#### [EXCERPTED RECORDS]
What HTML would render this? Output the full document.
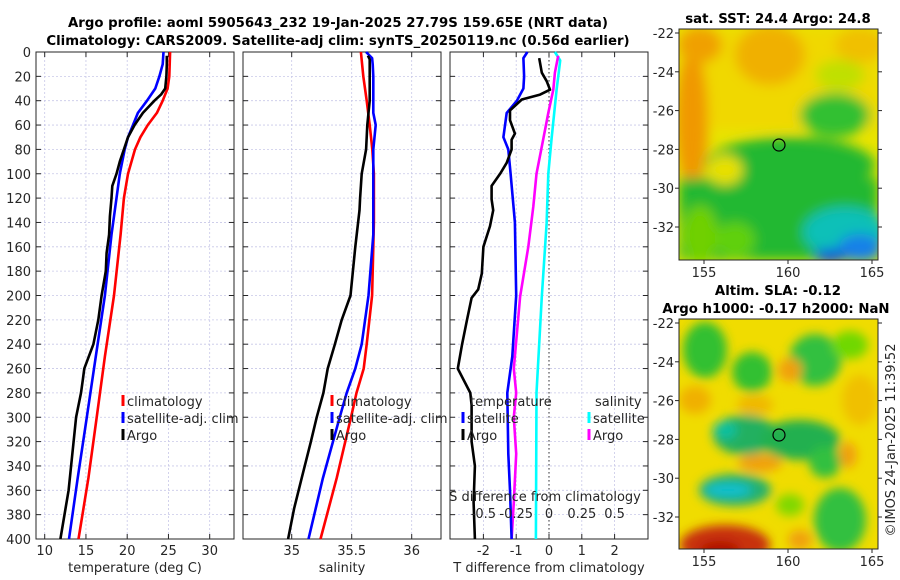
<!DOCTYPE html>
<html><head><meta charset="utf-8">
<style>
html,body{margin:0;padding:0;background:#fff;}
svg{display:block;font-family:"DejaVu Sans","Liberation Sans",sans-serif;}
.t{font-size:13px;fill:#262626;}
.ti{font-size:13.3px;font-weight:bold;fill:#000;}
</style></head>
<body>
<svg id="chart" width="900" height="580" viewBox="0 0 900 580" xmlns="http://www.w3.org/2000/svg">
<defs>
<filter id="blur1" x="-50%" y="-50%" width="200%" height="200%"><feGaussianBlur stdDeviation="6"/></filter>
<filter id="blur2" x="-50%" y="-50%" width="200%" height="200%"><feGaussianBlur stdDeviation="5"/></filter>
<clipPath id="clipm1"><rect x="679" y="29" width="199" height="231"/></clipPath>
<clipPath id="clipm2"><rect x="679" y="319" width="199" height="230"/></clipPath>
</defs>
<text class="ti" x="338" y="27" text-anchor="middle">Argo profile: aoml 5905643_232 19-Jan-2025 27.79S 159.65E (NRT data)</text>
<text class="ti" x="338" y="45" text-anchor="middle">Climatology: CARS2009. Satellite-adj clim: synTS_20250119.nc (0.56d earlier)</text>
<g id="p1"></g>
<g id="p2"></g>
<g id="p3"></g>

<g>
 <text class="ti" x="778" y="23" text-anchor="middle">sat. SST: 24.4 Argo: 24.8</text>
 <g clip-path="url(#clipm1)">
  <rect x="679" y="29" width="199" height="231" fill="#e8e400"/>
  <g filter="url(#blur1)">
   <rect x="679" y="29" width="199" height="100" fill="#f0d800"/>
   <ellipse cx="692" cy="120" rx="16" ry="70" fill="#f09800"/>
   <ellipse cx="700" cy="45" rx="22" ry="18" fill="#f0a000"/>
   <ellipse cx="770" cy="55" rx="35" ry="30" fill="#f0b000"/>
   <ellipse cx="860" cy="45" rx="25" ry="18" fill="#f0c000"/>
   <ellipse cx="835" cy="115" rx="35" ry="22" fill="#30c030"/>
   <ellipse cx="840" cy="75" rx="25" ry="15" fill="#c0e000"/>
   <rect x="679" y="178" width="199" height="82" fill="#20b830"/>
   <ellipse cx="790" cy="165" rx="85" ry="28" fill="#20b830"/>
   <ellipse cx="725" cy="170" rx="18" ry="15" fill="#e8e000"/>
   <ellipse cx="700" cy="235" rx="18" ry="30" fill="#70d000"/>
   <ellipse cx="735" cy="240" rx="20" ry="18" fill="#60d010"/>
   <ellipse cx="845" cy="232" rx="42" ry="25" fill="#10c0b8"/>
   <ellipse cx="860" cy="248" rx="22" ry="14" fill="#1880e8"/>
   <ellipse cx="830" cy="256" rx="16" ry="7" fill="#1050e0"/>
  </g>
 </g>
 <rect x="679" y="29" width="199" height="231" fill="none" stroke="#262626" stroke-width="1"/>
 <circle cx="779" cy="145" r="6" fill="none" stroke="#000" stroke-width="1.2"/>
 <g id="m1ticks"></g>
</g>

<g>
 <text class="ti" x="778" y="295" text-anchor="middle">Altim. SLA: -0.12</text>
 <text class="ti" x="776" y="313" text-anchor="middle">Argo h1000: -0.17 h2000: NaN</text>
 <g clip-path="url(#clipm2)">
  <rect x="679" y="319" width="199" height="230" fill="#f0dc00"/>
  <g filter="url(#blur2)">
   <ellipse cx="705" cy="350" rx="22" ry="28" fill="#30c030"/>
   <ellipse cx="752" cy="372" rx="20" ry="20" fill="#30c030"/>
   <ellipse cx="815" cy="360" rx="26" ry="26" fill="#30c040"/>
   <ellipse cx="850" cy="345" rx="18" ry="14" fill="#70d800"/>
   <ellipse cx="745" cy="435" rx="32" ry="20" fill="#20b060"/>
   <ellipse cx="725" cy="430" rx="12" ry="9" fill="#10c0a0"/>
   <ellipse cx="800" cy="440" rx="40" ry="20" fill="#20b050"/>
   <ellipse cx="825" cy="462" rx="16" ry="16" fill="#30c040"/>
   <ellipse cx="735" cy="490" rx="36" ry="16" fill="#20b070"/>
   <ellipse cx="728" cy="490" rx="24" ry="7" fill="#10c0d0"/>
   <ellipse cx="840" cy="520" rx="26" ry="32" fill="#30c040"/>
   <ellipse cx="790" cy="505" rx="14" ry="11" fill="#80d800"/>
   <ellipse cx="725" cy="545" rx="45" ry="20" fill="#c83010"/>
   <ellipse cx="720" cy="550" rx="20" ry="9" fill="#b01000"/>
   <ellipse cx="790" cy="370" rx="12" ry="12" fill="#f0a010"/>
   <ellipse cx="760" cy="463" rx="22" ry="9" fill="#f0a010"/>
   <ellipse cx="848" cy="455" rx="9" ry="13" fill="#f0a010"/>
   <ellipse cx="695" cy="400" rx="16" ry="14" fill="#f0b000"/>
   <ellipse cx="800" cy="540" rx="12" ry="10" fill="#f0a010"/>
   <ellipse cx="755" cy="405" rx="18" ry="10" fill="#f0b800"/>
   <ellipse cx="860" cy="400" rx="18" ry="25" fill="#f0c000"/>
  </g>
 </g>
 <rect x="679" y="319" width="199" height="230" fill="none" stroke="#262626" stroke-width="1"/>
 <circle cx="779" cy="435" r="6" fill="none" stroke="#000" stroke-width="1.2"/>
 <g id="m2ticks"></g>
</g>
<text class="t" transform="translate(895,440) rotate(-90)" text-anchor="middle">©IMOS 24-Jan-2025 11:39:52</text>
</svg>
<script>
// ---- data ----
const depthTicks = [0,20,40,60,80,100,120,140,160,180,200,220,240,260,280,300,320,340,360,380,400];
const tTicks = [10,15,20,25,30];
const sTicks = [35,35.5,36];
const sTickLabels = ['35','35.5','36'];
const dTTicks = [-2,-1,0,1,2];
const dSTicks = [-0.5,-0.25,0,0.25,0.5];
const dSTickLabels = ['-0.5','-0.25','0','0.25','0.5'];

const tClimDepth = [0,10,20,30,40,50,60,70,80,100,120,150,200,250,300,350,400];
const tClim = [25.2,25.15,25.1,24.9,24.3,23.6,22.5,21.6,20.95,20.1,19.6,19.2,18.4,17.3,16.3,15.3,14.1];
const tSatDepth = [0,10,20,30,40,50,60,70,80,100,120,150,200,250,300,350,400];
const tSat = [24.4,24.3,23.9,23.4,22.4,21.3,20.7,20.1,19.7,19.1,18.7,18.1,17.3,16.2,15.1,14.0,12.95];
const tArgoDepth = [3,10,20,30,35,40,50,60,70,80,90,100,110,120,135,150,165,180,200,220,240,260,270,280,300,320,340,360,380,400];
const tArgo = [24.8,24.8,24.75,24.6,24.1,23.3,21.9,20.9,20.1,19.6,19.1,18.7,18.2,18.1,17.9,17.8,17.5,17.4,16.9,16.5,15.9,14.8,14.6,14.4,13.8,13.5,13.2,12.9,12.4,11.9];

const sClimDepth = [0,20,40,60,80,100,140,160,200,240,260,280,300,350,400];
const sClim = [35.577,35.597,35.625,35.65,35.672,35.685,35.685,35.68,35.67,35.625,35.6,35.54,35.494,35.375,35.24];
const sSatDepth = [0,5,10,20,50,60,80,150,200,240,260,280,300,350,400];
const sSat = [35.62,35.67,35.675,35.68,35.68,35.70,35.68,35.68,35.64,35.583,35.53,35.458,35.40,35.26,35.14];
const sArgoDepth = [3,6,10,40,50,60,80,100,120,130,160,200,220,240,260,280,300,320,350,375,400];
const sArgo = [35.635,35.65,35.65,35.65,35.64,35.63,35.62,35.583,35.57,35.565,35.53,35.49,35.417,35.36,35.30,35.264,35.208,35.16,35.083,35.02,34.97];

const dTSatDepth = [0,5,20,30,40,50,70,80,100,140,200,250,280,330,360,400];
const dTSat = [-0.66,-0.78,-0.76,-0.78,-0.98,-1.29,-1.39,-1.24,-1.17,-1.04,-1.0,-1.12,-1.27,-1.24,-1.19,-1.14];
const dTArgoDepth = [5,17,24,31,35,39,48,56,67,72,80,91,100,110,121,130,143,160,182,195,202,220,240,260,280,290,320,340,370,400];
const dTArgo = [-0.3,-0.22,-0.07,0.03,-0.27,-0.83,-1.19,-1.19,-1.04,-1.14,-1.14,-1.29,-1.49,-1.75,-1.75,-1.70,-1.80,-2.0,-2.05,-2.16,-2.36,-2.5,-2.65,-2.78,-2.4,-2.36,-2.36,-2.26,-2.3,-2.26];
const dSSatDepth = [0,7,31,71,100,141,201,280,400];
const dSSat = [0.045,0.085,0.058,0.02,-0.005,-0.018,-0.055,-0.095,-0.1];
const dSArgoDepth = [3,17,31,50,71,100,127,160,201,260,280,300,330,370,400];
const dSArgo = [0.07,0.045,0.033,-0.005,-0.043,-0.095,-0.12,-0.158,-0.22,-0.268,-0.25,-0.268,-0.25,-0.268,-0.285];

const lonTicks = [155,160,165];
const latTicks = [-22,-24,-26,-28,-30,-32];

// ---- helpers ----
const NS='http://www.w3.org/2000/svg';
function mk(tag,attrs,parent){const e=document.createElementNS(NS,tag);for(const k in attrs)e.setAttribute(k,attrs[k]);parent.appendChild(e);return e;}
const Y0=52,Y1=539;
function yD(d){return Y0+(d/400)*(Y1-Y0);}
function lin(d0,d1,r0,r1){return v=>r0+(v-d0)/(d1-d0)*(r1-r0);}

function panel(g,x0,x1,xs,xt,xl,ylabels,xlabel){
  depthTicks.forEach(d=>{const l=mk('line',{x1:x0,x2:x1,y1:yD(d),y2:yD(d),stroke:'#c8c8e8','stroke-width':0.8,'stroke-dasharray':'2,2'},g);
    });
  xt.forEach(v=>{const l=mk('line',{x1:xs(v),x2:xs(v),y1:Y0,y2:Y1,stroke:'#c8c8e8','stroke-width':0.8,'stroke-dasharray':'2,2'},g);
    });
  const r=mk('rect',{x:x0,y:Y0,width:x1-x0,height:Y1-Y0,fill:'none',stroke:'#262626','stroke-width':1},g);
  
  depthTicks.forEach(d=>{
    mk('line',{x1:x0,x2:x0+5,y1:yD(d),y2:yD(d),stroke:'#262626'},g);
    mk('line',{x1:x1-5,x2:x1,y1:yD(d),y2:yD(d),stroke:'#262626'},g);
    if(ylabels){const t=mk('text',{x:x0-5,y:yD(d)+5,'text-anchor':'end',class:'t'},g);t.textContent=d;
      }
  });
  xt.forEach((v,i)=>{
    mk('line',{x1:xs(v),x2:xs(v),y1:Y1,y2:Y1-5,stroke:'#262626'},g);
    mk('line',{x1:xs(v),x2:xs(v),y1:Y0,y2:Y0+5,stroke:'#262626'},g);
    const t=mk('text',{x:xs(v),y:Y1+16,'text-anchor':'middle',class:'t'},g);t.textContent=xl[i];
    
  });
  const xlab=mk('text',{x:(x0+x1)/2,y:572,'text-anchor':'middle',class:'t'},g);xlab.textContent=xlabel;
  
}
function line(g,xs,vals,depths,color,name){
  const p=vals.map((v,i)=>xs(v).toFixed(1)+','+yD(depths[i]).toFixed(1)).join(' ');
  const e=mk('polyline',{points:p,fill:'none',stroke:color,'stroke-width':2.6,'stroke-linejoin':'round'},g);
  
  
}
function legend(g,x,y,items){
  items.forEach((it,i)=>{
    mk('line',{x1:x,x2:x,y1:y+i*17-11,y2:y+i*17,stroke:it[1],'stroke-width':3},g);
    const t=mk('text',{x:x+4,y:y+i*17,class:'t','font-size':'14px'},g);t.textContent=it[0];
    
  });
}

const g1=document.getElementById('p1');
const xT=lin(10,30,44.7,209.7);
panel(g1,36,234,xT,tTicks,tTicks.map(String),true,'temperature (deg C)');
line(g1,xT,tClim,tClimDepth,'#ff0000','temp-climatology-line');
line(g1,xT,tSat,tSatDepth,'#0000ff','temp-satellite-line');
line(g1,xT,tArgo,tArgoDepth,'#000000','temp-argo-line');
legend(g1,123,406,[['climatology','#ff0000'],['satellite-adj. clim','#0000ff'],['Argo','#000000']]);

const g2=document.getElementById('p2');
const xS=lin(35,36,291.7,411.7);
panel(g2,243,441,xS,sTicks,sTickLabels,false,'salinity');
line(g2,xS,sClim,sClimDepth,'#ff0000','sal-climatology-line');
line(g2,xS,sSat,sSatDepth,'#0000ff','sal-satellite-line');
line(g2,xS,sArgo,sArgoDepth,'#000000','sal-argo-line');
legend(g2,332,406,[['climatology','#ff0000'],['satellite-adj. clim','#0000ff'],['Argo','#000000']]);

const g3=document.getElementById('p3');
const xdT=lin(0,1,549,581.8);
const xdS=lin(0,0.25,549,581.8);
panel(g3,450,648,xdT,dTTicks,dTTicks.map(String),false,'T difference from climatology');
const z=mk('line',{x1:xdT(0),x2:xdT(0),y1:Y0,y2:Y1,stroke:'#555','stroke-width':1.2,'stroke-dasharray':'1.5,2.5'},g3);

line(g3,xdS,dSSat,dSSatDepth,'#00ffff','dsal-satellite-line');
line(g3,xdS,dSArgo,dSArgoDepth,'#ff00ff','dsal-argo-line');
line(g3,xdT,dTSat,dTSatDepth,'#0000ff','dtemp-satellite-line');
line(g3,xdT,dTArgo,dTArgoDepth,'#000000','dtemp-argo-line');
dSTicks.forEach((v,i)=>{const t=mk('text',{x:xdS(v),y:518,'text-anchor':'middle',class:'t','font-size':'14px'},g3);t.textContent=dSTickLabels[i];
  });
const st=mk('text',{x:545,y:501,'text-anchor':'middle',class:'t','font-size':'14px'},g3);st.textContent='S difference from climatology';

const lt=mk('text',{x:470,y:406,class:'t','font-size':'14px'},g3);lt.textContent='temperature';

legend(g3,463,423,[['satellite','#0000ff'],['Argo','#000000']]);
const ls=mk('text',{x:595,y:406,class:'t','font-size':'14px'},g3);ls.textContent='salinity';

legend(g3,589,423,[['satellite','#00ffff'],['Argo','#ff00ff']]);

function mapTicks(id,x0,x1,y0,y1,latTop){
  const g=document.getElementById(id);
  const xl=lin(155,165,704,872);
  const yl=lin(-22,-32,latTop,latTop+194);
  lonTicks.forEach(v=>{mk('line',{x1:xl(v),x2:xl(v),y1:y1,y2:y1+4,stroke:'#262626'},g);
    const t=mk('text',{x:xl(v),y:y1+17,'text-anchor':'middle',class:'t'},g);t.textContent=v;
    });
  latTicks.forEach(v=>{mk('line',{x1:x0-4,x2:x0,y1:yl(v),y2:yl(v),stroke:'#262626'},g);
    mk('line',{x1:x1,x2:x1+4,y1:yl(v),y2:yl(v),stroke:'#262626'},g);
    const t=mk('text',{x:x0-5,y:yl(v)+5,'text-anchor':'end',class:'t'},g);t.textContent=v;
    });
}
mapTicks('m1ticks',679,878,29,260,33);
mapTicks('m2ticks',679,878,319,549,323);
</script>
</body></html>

...

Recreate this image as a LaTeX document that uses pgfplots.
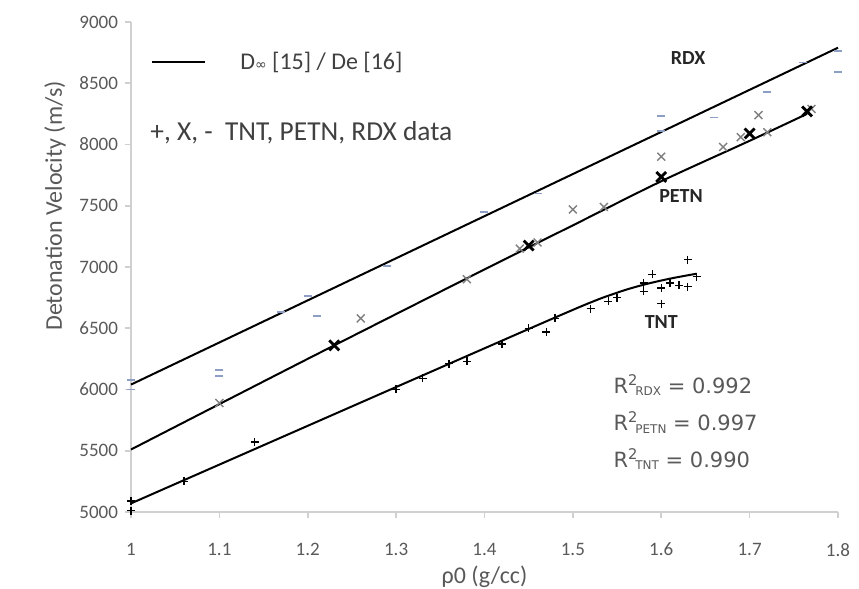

#### [TASK DESCRIPTION]
Look above for lines with the word "this" and copy them all.

#### [EXPECTED OUTPUT]
What HTML would render this? Output the full document.
Recreate this image as a LaTeX document that uses pgfplots.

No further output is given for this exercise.